--- Source data ---

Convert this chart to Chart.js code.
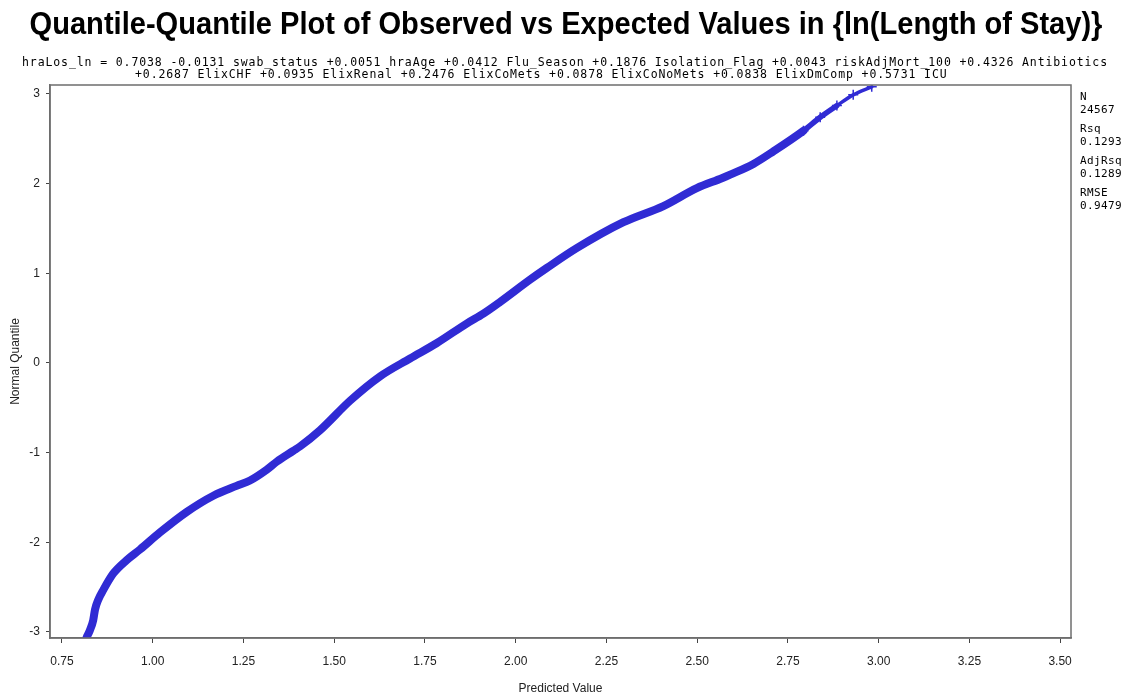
<!DOCTYPE html>
<html>
<head>
<meta charset="utf-8">
<title>Q-Q plot: ln(Length of Stay)</title>
<script src="https://cdn.jsdelivr.net/npm/chart.js@4.4.1/dist/chart.umd.min.js"></script>
<style>
  html, body { margin: 0; padding: 0; background: #ffffff; }
  canvas { display: block; }
</style>
</head>
<body>
<canvas id="qq" width="1131" height="696"></canvas>
<script>
// Sorted predicted values and the matching normal quantiles
const predictedValue = [0.818, 0.827, 0.836, 0.841, 0.850, 0.864, 0.891, 0.928, 0.965, 1.020,
                        1.094, 1.167, 1.231, 1.268, 1.314, 1.342, 1.387, 1.406, 1.461, 1.544,
                        1.626, 1.709, 1.782, 1.865, 1.911, 1.957, 2.040, 2.086, 2.168, 2.297,
                        2.407, 2.499, 2.568, 2.591, 2.655, 2.710, 2.793, 2.839, 2.885,
                        2.930, 2.981];
const normalQuantile = [-3.06, -2.98, -2.87, -2.75, -2.64, -2.53, -2.35, -2.20, -2.08, -1.89,
                        -1.66, -1.48, -1.37, -1.31, -1.19, -1.10, -0.98, -0.93, -0.75, -0.42,
                        -0.15, 0.05, 0.22, 0.44, 0.55, 0.68, 0.93, 1.06, 1.28, 1.57,
                        1.75, 1.95, 2.06, 2.10, 2.22, 2.36, 2.59, 2.74, 2.87,
                        2.99, 3.08];

const xTicks = [0.75, 1.00, 1.25, 1.50, 1.75, 2.00, 2.25, 2.50, 2.75, 3.00, 3.25, 3.50];
const yTicks = [-3, -2, -1, 0, 1, 2, 3];

const chartTitle = "Quantile-Quantile Plot of Observed vs Expected Values in {ln(Length of Stay)}";
const modelLines = [
  "hraLos_ln = 0.7038 -0.0131 swab_status +0.0051 hraAge +0.0412 Flu_Season +0.1876 Isolation_Flag +0.0043 riskAdjMort_100 +0.4326 Antibiotics",
  "+0.2687 ElixCHF +0.0935 ElixRenal +0.2476 ElixCoMets +0.0878 ElixCoNoMets +0.0838 ElixDmComp +0.5731 ICU"
];
const fitStatLabels = ["N", "Rsq", "AdjRsq", "RMSE"];
const fitStatValues = ["24567", "0.1293", "0.1289", "0.9479"];

const BLUE = "#302bd4";
const AXIS = "#6e6e6e";
const SANS = '"Liberation Sans", Arial, Helvetica, sans-serif';
const MONO = '"DejaVu Sans Mono", "Liberation Mono", monospace';

// Frame, title, model equation and fit statistics
const decorations = {
  id: "decorations",
  afterDraw(chart) {
    const c = chart.ctx;
    const a = chart.chartArea;
    c.save();

    c.strokeStyle = AXIS;
    c.lineWidth = 1.5;
    c.strokeRect(a.left, a.top, a.right - a.left, a.bottom - a.top);

    // title, sized to span the plot width
    c.fillStyle = "#000";
    c.font = "bold 100px " + SANS;
    const tw = c.measureText(chartTitle).width;
    const tSize = 100 * 1073 / tw;
    c.font = "bold " + tSize.toFixed(2) + "px " + SANS;
    c.textAlign = "center";
    c.textBaseline = "middle";
    c.save();
    c.translate(566, 25);
    c.scale(1, 1.1);
    c.fillText(chartTitle, 0, 0);
    c.restore();

    // model equation in two lines with a shared letter pitch
    c.font = "11.5px " + MONO;
    c.textAlign = "left";
    c.textBaseline = "middle";
    const natural = c.measureText(modelLines[0]).width;
    const spacing = (1086 - natural) / modelLines[0].length;
    c.letterSpacing = spacing.toFixed(3) + "px";
    const starts = [22, 135];
    const rows = [63, 75];
    modelLines.forEach((line, i) => c.fillText(line, starts[i], rows[i]));

    // fit statistics on the right
    c.font = "11px " + MONO;
    c.letterSpacing = "0.4px";
    let y = 97;
    fitStatLabels.forEach((lab, i) => {
      c.fillText(lab, a.right + 9, y);
      c.fillText(fitStatValues[i], a.right + 9, y + 13);
      y += 32;
    });
    c.restore();
  }
};

const points = predictedValue.map((x, i) => ({ x: x, y: normalQuantile[i] }));

new Chart(document.getElementById("qq"), {
  type: "scatter",
  data: {
    datasets: [{
      data: points,
      showLine: true,
      borderColor: BLUE,
      borderWidth: 8,
      borderCapStyle: "round",
      borderJoinStyle: "round",
      cubicInterpolationMode: "monotone",
      segment: {
        borderWidth: s => (s.p0.parsed.y > 2.85 ? 3.5 : (s.p0.parsed.y > 2.55 ? 5.5 : 8))
      },
      pointStyle: "cross",
      pointRadius: p => (p.raw && p.raw.y > 2.55 ? 5 : 0),
      pointHoverRadius: 0,
      pointBorderColor: BLUE,
      pointBorderWidth: 1.5
    }]
  },
  options: {
    responsive: false,
    animation: false,
    events: [],
    layout: { padding: { top: 85, right: 60, left: 0, bottom: 0 } },
    plugins: { legend: { display: false }, tooltip: { enabled: false } },
    scales: {
      x: {
        type: "linear",
        min: 0.717,
        max: 3.53,
        afterBuildTicks: s => { s.ticks = xTicks.map(v => ({ value: v })); },
        afterFit: s => { s.height = 58; },
        ticks: {
          callback: v => Number(v).toFixed(2),
          font: { family: SANS, size: 12 },
          color: "#222",
          padding: 11,
          maxRotation: 0,
          autoSkip: false
        },
        grid: { display: true, drawOnChartArea: false, drawTicks: true, tickLength: 5, color: "#444", lineWidth: 1 },
        border: { display: true, color: AXIS, width: 1.5 },
        title: { display: true, text: "Predicted Value", font: { family: SANS, size: 12 }, color: "#222", padding: { top: 0, bottom: 0 } }
      },
      y: {
        type: "linear",
        min: -3.067,
        max: 3.10,
        afterBuildTicks: s => { s.ticks = yTicks.map(v => ({ value: v })); },
        afterFit: s => { s.width = 50; },
        ticks: {
          callback: v => String(v),
          font: { family: SANS, size: 12 },
          color: "#222",
          padding: 6,
          autoSkip: false
        },
        grid: { display: true, drawOnChartArea: false, drawTicks: true, tickLength: 4, color: "#444", lineWidth: 1 },
        border: { display: true, color: AXIS, width: 1.5 },
        title: { display: true, text: "Normal Quantile", font: { family: SANS, size: 12 }, color: "#222", padding: { top: 8, bottom: 0 } }
      }
    }
  },
  plugins: [decorations]
});
</script>
</body>
</html>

---

**Written problem:** Each line of the material must be retyped exactly, except that images are omitted.

**Response:**
Convert this chart to Chart.js code.
<!DOCTYPE html>
<html>
<head>
<meta charset="utf-8">
<title>Q-Q plot: ln(Length of Stay)</title>
<script src="https://cdn.jsdelivr.net/npm/chart.js@4.4.1/dist/chart.umd.min.js"></script>
<style>
  html, body { margin: 0; padding: 0; background: #ffffff; }
  canvas { display: block; }
</style>
</head>
<body>
<canvas id="qq" width="1131" height="696"></canvas>
<script>
// Sorted predicted values and the matching normal quantiles
const predictedValue = [0.818, 0.827, 0.836, 0.841, 0.850, 0.864, 0.891, 0.928, 0.965, 1.020,
                        1.094, 1.167, 1.231, 1.268, 1.314, 1.342, 1.387, 1.406, 1.461, 1.544,
                        1.626, 1.709, 1.782, 1.865, 1.911, 1.957, 2.040, 2.086, 2.168, 2.297,
                        2.407, 2.499, 2.568, 2.591, 2.655, 2.710, 2.793, 2.839, 2.885,
                        2.930, 2.981];
const normalQuantile = [-3.06, -2.98, -2.87, -2.75, -2.64, -2.53, -2.35, -2.20, -2.08, -1.89,
                        -1.66, -1.48, -1.37, -1.31, -1.19, -1.10, -0.98, -0.93, -0.75, -0.42,
                        -0.15, 0.05, 0.22, 0.44, 0.55, 0.68, 0.93, 1.06, 1.28, 1.57,
                        1.75, 1.95, 2.06, 2.10, 2.22, 2.36, 2.59, 2.74, 2.87,
                        2.99, 3.08];

const xTicks = [0.75, 1.00, 1.25, 1.50, 1.75, 2.00, 2.25, 2.50, 2.75, 3.00, 3.25, 3.50];
const yTicks = [-3, -2, -1, 0, 1, 2, 3];

const chartTitle = "Quantile-Quantile Plot of Observed vs Expected Values in {ln(Length of Stay)}";
const modelLines = [
  "hraLos_ln = 0.7038 -0.0131 swab_status +0.0051 hraAge +0.0412 Flu_Season +0.1876 Isolation_Flag +0.0043 riskAdjMort_100 +0.4326 Antibiotics",
  "+0.2687 ElixCHF +0.0935 ElixRenal +0.2476 ElixCoMets +0.0878 ElixCoNoMets +0.0838 ElixDmComp +0.5731 ICU"
];
const fitStatLabels = ["N", "Rsq", "AdjRsq", "RMSE"];
const fitStatValues = ["24567", "0.1293", "0.1289", "0.9479"];

const BLUE = "#302bd4";
const AXIS = "#6e6e6e";
const SANS = '"Liberation Sans", Arial, Helvetica, sans-serif';
const MONO = '"DejaVu Sans Mono", "Liberation Mono", monospace';

// Frame, title, model equation and fit statistics
const decorations = {
  id: "decorations",
  afterDraw(chart) {
    const c = chart.ctx;
    const a = chart.chartArea;
    c.save();

    c.strokeStyle = AXIS;
    c.lineWidth = 1.5;
    c.strokeRect(a.left, a.top, a.right - a.left, a.bottom - a.top);

    // title, sized to span the plot width
    c.fillStyle = "#000";
    c.font = "bold 100px " + SANS;
    const tw = c.measureText(chartTitle).width;
    const tSize = 100 * 1073 / tw;
    c.font = "bold " + tSize.toFixed(2) + "px " + SANS;
    c.textAlign = "center";
    c.textBaseline = "middle";
    c.save();
    c.translate(566, 25);
    c.scale(1, 1.1);
    c.fillText(chartTitle, 0, 0);
    c.restore();

    // model equation in two lines with a shared letter pitch
    c.font = "11.5px " + MONO;
    c.textAlign = "left";
    c.textBaseline = "middle";
    const natural = c.measureText(modelLines[0]).width;
    const spacing = (1086 - natural) / modelLines[0].length;
    c.letterSpacing = spacing.toFixed(3) + "px";
    const starts = [22, 135];
    const rows = [63, 75];
    modelLines.forEach((line, i) => c.fillText(line, starts[i], rows[i]));

    // fit statistics on the right
    c.font = "11px " + MONO;
    c.letterSpacing = "0.4px";
    let y = 97;
    fitStatLabels.forEach((lab, i) => {
      c.fillText(lab, a.right + 9, y);
      c.fillText(fitStatValues[i], a.right + 9, y + 13);
      y += 32;
    });
    c.restore();
  }
};

const points = predictedValue.map((x, i) => ({ x: x, y: normalQuantile[i] }));

new Chart(document.getElementById("qq"), {
  type: "scatter",
  data: {
    datasets: [{
      data: points,
      showLine: true,
      borderColor: BLUE,
      borderWidth: 8,
      borderCapStyle: "round",
      borderJoinStyle: "round",
      cubicInterpolationMode: "monotone",
      segment: {
        borderWidth: s => (s.p0.parsed.y > 2.85 ? 3.5 : (s.p0.parsed.y > 2.55 ? 5.5 : 8))
      },
      pointStyle: "cross",
      pointRadius: p => (p.raw && p.raw.y > 2.55 ? 5 : 0),
      pointHoverRadius: 0,
      pointBorderColor: BLUE,
      pointBorderWidth: 1.5
    }]
  },
  options: {
    responsive: false,
    animation: false,
    events: [],
    layout: { padding: { top: 85, right: 60, left: 0, bottom: 0 } },
    plugins: { legend: { display: false }, tooltip: { enabled: false } },
    scales: {
      x: {
        type: "linear",
        min: 0.717,
        max: 3.53,
        afterBuildTicks: s => { s.ticks = xTicks.map(v => ({ value: v })); },
        afterFit: s => { s.height = 58; },
        ticks: {
          callback: v => Number(v).toFixed(2),
          font: { family: SANS, size: 12 },
          color: "#222",
          padding: 11,
          maxRotation: 0,
          autoSkip: false
        },
        grid: { display: true, drawOnChartArea: false, drawTicks: true, tickLength: 5, color: "#444", lineWidth: 1 },
        border: { display: true, color: AXIS, width: 1.5 },
        title: { display: true, text: "Predicted Value", font: { family: SANS, size: 12 }, color: "#222", padding: { top: 0, bottom: 0 } }
      },
      y: {
        type: "linear",
        min: -3.067,
        max: 3.10,
        afterBuildTicks: s => { s.ticks = yTicks.map(v => ({ value: v })); },
        afterFit: s => { s.width = 50; },
        ticks: {
          callback: v => String(v),
          font: { family: SANS, size: 12 },
          color: "#222",
          padding: 6,
          autoSkip: false
        },
        grid: { display: true, drawOnChartArea: false, drawTicks: true, tickLength: 4, color: "#444", lineWidth: 1 },
        border: { display: true, color: AXIS, width: 1.5 },
        title: { display: true, text: "Normal Quantile", font: { family: SANS, size: 12 }, color: "#222", padding: { top: 8, bottom: 0 } }
      }
    }
  },
  plugins: [decorations]
});
</script>
</body>
</html>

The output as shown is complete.